6. She does unglamorous emotional labor, often without acknowledgment
She’s the one who remembers your mom’s birthday. Who checks in after your hard meeting. Who quietly moves dinner plans when she sees you’re exhausted. Who helps you debrief after a difficult family gathering. Who makes the home feel less chaotic when your world is spinning.
None of it looks flashy. There are no Instagram posts for this kind of love. But it’s what makes the difference between a partnership that feels like home and one that feels like a transaction.
If she’s doing this kind of emotional lifting quietly, with grace, without bitterness, that’s not just kindness. That’s commitment.
7. She apologizes when she’s wrong, without being forced into it
It’s easy to say “I’m sorry” to end a fight. It’s harder to say it because you actually mean it. Because you reflected, owned your part, and want to repair the damage.
If she can do that, unprompted, without deflecting blame or waiting for you to cave first, you’ve got someone with real accountability.
And if she does it with sincerity, not as a performance or to earn back favor, but because it matters to her to treat you well, that’s someone you can build something lasting with.
8. She respects your independence and doesn’t make it about rejection
If you’re with a woman who doesn’t guilt-trip you when you need space, who doesn’t panic when you want a night to yourself, who doesn’t spiral if you’re quiet for a while, that’s emotional security.
She trusts your love even when you’re not glued to her side. She gives you room to breathe, because she doesn’t equate your solitude with threat. She has her own inner life. She understands that healthy closeness includes healthy distance.
And she doesn’t need applause for “not being clingy.” She’s not performing coolness. She’s just confident enough to give and receive love without trying to control it.
9. She keeps showing up, even when it’s not exciting anymore
Real relationships get boring. Not all the time, but enough that you’ll notice. The texts become less poetic. The dates start to blur. The novelty wears off. That’s normal.
The question is: does she still show up when the butterflies quiet down?
If she does, if she still laughs at your jokes, still checks in, still chooses you even when the chemistry feels like background noise instead of fireworks, that’s not settling.

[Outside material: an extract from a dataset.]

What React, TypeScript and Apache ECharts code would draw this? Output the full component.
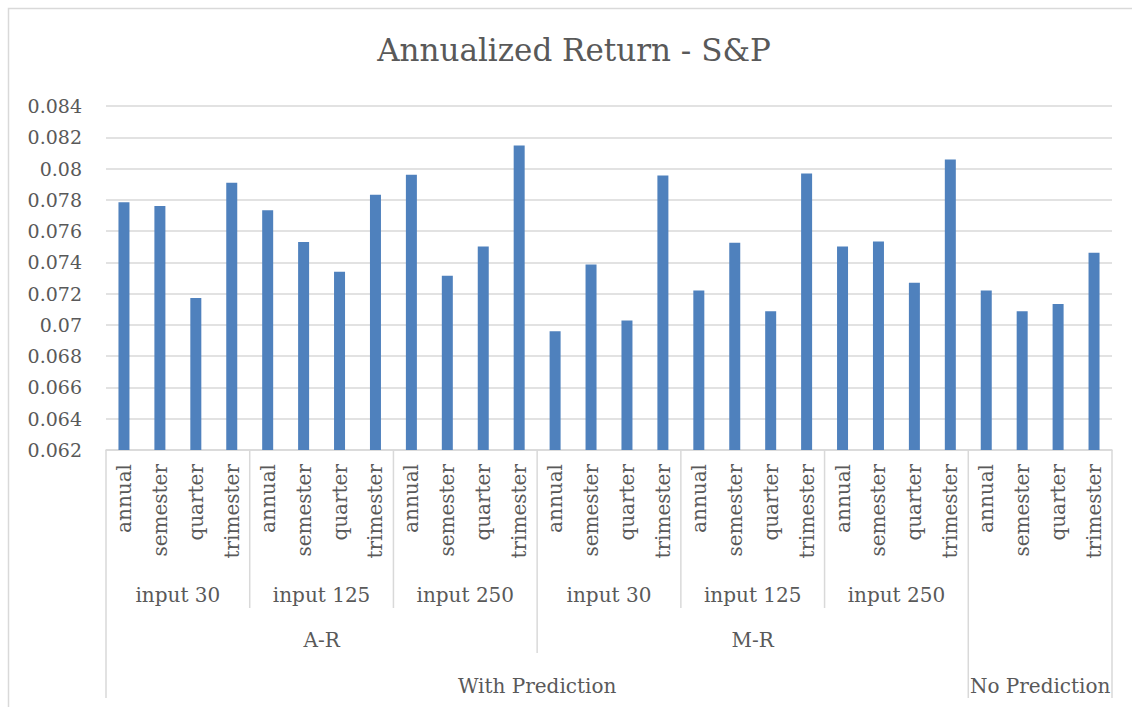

That’s staying power.
She’s not chasing dopamine. She’s choosing something steadier. Something truer. And she’s not asking for praise for staying faithful or consistent. She’s simply committed. Quietly, fully, and without fanfare.

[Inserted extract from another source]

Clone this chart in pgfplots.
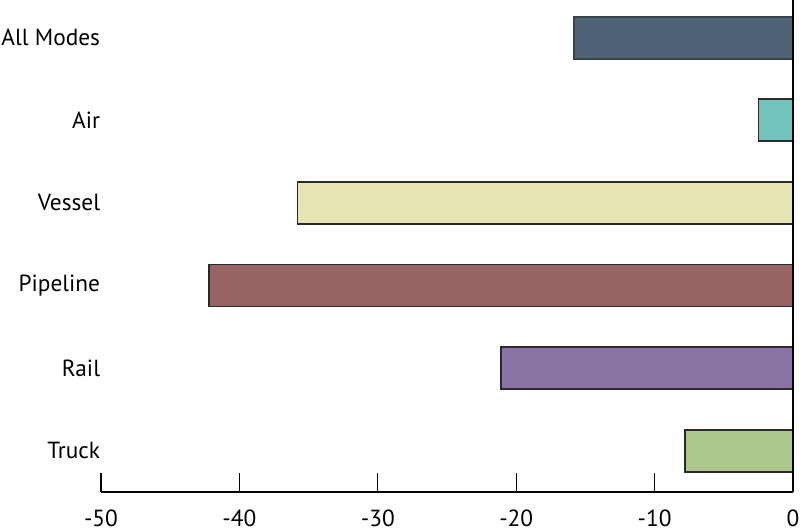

10. She loves you in your ordinary days, not just your highlight reel
This might be the most important one.
If she loves you when you’re sick, grumpy, distracted, uninspired, if she’s there for your mundane mornings and low-energy nights, she’s not in it for the performance.
She doesn’t need you to be “on.” She loves you in sweatpants. She loves you when your confidence is shaky. She loves you when your plans fall through and your ambition falters.
And she does it without needing a gold star for being “supportive.” She’s not loving a fantasy version of you. She’s loving the actual, daily you.
And that kind of love is the kind that holds up when life gets messy.
No Applause Necessary
The real keepers don’t usually call attention to themselves. They’re not love-bombing you for effect. They’re not creating drama to stay visible. They’re quietly building something real, day by day. If she’s doing that, if you recognize even a few of these patterns, pause for a moment. Not to applaud her, but to appreciate her. To notice.
Because the ones who do these things without applause? They’re often the ones who deserve it the most.